Other Translations of Genesis 48:21
King James Version
21 And Israel said unto Joseph, Behold, I die: but God shall be with you, and bring you again unto the land of your fathers.
English Standard Version
21 Then Israel said to Joseph, "Behold, I am about to die, but God will be with you and will bring you again to the land of your fathers.
21 Israel then said to Joseph, "I'm about to die. God be with you and give you safe passage back to the land of your fathers.
New King James Version
21 Then Israel said to Joseph, "Behold, I am dying, but God will be with you and bring you back to the land of your fathers.
New Living Translation
21 Then Jacob said to Joseph, "Look, I am about to die, but God will be with you and will take you back to Canaan, the land of your ancestors.
Matthew Henry's Commentary on Genesis 48:21
Commentary on Genesis 48:8-22
(Read Genesis 48:8-22)
The two good men own God in their comforts.
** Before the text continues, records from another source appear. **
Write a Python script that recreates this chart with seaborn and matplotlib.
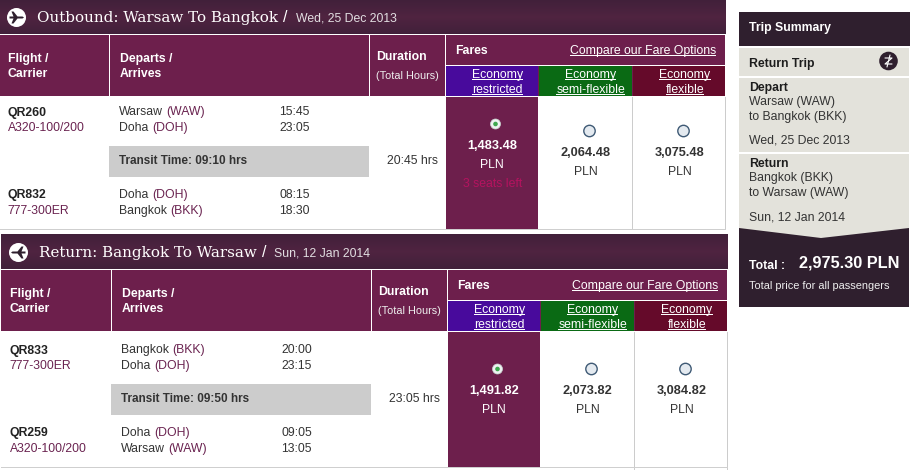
import matplotlib
matplotlib.use('Agg')
import numpy as np
import seaborn as sns
import matplotlib.pyplot as plt
from matplotlib.patches import Circle, Polygon, Rectangle

# Screenshot content
panel_titles = ['Outbound: Warsaw To Bangkok', 'Return: Bangkok To Warsaw']
panel_dates = ['Wed, 25 Dec 2013', 'Sun, 12 Jan 2014']
fare_names = [('Economy', 'restricted'), ('Economy', 'semi-flexible'), ('Economy', 'flexible')]
flight_codes = [['QR260', 'QR832'], ['QR833', 'QR259']]
carriers = [['A320-100/200', '777-300ER'], ['777-300ER', 'A320-100/200']]
places = [[('Warsaw', 'WAW'), ('Doha', 'DOH'), ('Doha', 'DOH'), ('Bangkok', 'BKK')],
          [('Bangkok', 'BKK'), ('Doha', 'DOH'), ('Doha', 'DOH'), ('Warsaw', 'WAW')]]
times = [['15:45', '23:05', '08:15', '18:30'], ['20:00', '23:15', '09:05', '13:05']]
transit_times = ['09:10', '09:50']
durations = ['20:45 hrs', '23:05 hrs']
prices = [['1,483.48', '2,064.48', '3,075.48'], ['1,491.82', '2,073.82', '3,084.82']]
seats_left = ['3 seats left', '']
total_price = '2,975.30 PLN'

PLUM = '#6d1f4c'
TOP_DARK, TOP_MID = '#41203a', '#4f2340'
FARE_COLORS = ['#480a9c', '#0a6a14', '#650a2a']
BEIGE = '#e3e2db'
SUMMARY = '#2f1f2e'
LINK = '#6a2350'
SANS = 'Liberation Sans'

sns.set_theme(style='white')
plt.rcParams['font.family'] = [SANS, 'DejaVu Sans']

fig = plt.figure(figsize=(9.19, 4.70), dpi=100, facecolor='white')
ax = fig.add_axes([0, 0, 1, 1])
ax.set_xlim(0, 919)
ax.set_ylim(470, 0)
ax.axis('off')
renderer = fig.canvas.get_renderer()


def px(size):
    return size * 72 / 100


def box(x0, y0, x1, y1, color, z=1):
    ax.add_patch(Rectangle((x0, y0), x1 - x0, y1 - y0, fc=color, ec='none', lw=0, zorder=z))


def put(x, y, s, size=12.2, color='#333333', bold=False, ha='left', family=None):
    # y is the middle of the capitals, the text sits on its baseline
    return ax.text(x, y + size * 0.34, s, fontsize=px(size), color=color, ha=ha, va='baseline',
                   fontweight='bold' if bold else 'normal', family=family or SANS, zorder=5)


def right_of(t):
    return t.get_window_extent(renderer).transformed(ax.transData.inverted()).x1


def place_text(x, y, name, code):
    t = put(x, y, name)
    put(right_of(t) + 3.5, y, f'({code})', color=LINK)


def linked(x, y, s, ha='center'):
    t = put(x, y, s, color='white', ha=ha)
    b = t.get_window_extent(renderer).transformed(ax.transData.inverted())
    box(b.x0, round(y + 5), b.x1, round(y + 5) + 1, 'white', z=5)


def plane(cx, cy, flip):
    ax.add_patch(Circle((cx, cy), 9.5, fc='white', ec='none', zorder=4))
    shape = np.array([[-7, -1], [-3, -1], [-5, -6], [-3, -6], [1, -1], [6, -1], [7.5, 0], [6, 1],
                      [1, 1], [-3, 6], [-5, 6], [-3, 1], [-7, 1]], dtype=float)
    if flip:
        shape[:, 0] *= -1
    ax.add_patch(Polygon(shape + [cx, cy], fc=SUMMARY, ec='none', zorder=5))


def radio(cx, cy, selected):
    if selected:
        ax.add_patch(Circle((cx, cy), 5, fc='#eef2f2', ec='#c9d6d0', lw=0.5, zorder=4))
        ax.add_patch(Circle((cx, cy), 2.3, fc='#3ea84f', ec='none', zorder=5))
    else:
        ax.add_patch(Circle((cx, cy), 5.7, fc='#e4eaf0', ec='#3f5a75', lw=1.0, zorder=4))


def panel(i, x0, head, body):
    # x0 shifts the whole panel, head the header rows, body the rows below
    right = x0 + 726
    left = x0 - i
    stripes = sns.blend_palette([TOP_DARK, TOP_MID, TOP_DARK], 34 + i)
    for k, c in enumerate(stripes):
        box(left, head - i + k, right, head - i + k + 1, c)
    plane(x0 + 16.5, head + 17.5, i == 1)
    t = put(x0 + 37, head + 16.5, panel_titles[i], size=15.1, color='white', family='DejaVu Serif')
    t2 = put(right_of(t) + 5, head + 17, '/', size=16, color='white')
    put(right_of(t2) + 8, head + 17.5, panel_dates[i], color='#e2dfe2')

    # header row
    box(left, head + 35, right - 1, head + 96, PLUM)
    for x in (109, 369, 445):
        box(x0 + x, head + 35, x0 + x + 1, head + 97, 'white', z=3)
    put(x0 + 7.5, head + 58, 'Flight /', color='white', bold=True)
    put(x0 + 7.5, head + 73, 'Carrier', color='white', bold=True)
    put(x0 + 119.5, head + 58, 'Departs /', color='white', bold=True)
    put(x0 + 119.5, head + 73, 'Arrives', color='white', bold=True)
    put(x0 + 376, head + 56, 'Duration', color='white', bold=True)
    put(x0 + 376, head + 75, '(Total Hours)', size=10.9, color='#eeeeee')
    put(x0 + 455.5, head + 50, 'Fares', color='white', bold=True)
    linked(x0 + 716, head + 50, 'Compare our Fare Options', ha='right')
    box(x0 + 446, head + 65, right - 1, head + 66, 'white', z=3)

    col_edges = [446, 539, 633, 726]
    radio_x = [495.5, 589.5, 683.5]
    price_x = [492, 585.5, 680]
    name_x = [497.5, 590.6, 685]
    for j, name in enumerate(fare_names):
        box(x0 + col_edges[j], head + 66, x0 + col_edges[j + 1] - 1, head + 96, FARE_COLORS[j], z=2)
        linked(x0 + name_x[j], head + 74, name[0])
        linked(x0 + name_x[j], head + 89, name[1])

    # fare cells
    bottom = body + 229
    box(x0 + 446, head + 97, x0 + 538, bottom, PLUM, z=2)
    box(left, bottom, right, bottom + 1, '#cfcfcf', z=2)
    line_end = 470 if i == 1 else bottom
    for x in (632, 725):
        box(x0 + x, head + 97, x0 + x + 1, line_end, '#cccccc', z=1)
    for j in range(3):
        selected = j == 0
        shift = -7 if selected and seats_left[i] else 0
        radio(x0 + radio_x[j], body + 131 + shift, selected)
        put(x0 + price_x[j], body + 152 + shift, prices[i][j], size=12.8,
            color='white' if selected else '#333333', bold=True, ha='center')
        put(x0 + price_x[j], body + 171 + shift, 'PLN', color='white' if selected else '#333333',
            ha='center')
    if seats_left[i]:
        put(x0 + price_x[0] + 1, body + 183, seats_left[i], color='#b5135f', ha='center')

    # flights
    rows = [111, 127, 194, 210]
    code_rows = [112, 194]
    carrier_rows = [127, 210]
    for k in range(2):
        put(x0 + 7.5, body + code_rows[k], flight_codes[i][k], bold=True, color='#222222')
        put(x0 + 7.5, body + carrier_rows[k], carriers[i][k], color=LINK)
    for k in range(4):
        place_text(x0 + 119, body + rows[k], places[i][k][0], places[i][k][1])
        put(x0 + 279.5, body + rows[k], times[i][k])
    box(x0 + 109, body + 146, x0 + 369, body + 177, '#cccccc', z=2)
    put(x0 + 119, body + 160, f'Transit Time: {transit_times[i]} hrs', size=11.8, bold=True)
    put(x0 + 387, body + 160, durations[i])


panel(0, 0, 0, 0)
panel(1, 2, 235, 238)

# Trip summary column
box(739, 12, 910, 46, SUMMARY)
box(739, 48, 909, 76, BEIGE)
box(739, 78, 909, 152, BEIGE)
box(739, 154, 909, 240, BEIGE)
ax.add_patch(Polygon([[739, 228], [821, 238], [909, 228], [909, 307], [739, 307]], fc=SUMMARY,
                     ec='none', zorder=2))
put(749, 27, 'Trip Summary', color='white', bold=True)
put(749, 63, 'Return Trip', color='#1d1d1d', bold=True)
ax.add_patch(Circle((888.5, 61), 9.3, fc=SUMMARY, ec='none', zorder=4))
ax.plot([885, 892, 885, 892], [58, 58, 64, 64], color='white', lw=0.8, zorder=5)
ax.plot([890, 887], [55, 67], color='white', lw=0.8, zorder=5)
put(749, 87, 'Depart', color='#1d1d1d', bold=True)
put(749, 101, 'Warsaw (WAW)')
put(749, 116, 'to Bangkok (BKK)')
put(749, 139, panel_dates[0])
put(749, 163, 'Return', color='#1d1d1d', bold=True)
put(749, 177, 'Bangkok (BKK)')
put(749, 192, 'to Warsaw (WAW)')
put(749, 216, panel_dates[1])
put(749, 265, 'Total :', color='white', bold=True)
put(799, 262, total_price, size=16.2, color='white', bold=True)
put(749, 285, 'Total price for all passengers', size=11, color='#eeeeee')

fig.savefig('out.png', dpi=100, facecolor='white')
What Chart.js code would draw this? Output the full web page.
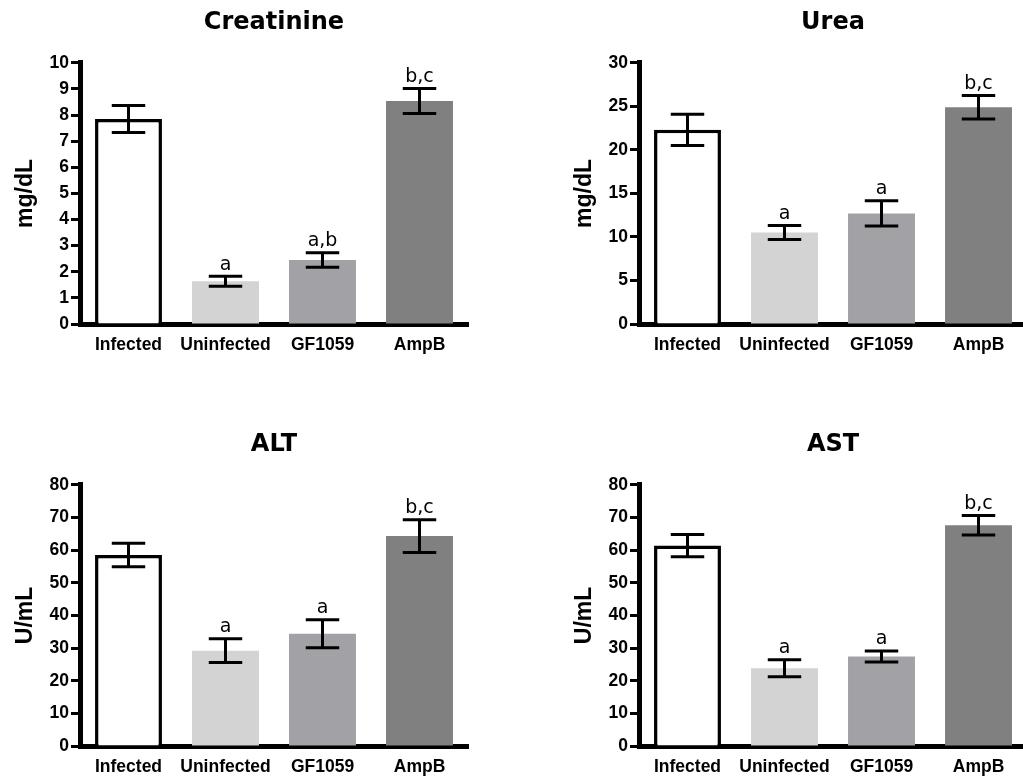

Joseph says, They are my sons whom God has given me. Jacob says, God hath showed me thy seed. Comforts are doubly sweet to us when we see them coming from God's hand. He not only prevents our fears, but exceeds our hopes. Jacob mentions the care the Divine providence had taken of him all his days. A great deal of hardship he had known in his time, but God kept him from the evil of his troubles. Now he was dying, he looked upon himself as redeemed from all sin and sorrow for ever. Christ, the Angel of the covenant, redeems from all evil. Deliverances from misery and dangers, by the Divine power, coming through the ransom of the blood of Christ, in Scripture are often called redemption. In blessing Joseph's sons, Jacob crossed hands. Joseph was willing to support his first-born, and would have removed his father's hands. But Jacob acted neither by mistake, nor from a partial affection to one more than the other; but from a spirit of prophecy, and by the Divine counsel. God, in bestowing blessings upon his people, gives more to some than to others, more gifts, graces, and comforts, and more of the good things of this life. He often gives most to those that are least likely. He chooses the weak things of the world; he raises the poor out of the dust. Grace observes not the order of nature, nor does God prefer those whom we think fittest to be preferred, but as it pleases him. How poor are they who have no riches but those of this world! How miserable is a death-bed to those who have no well-grounded hope of good, but dreadful apprehensions of evil, and nothing but evil for ever!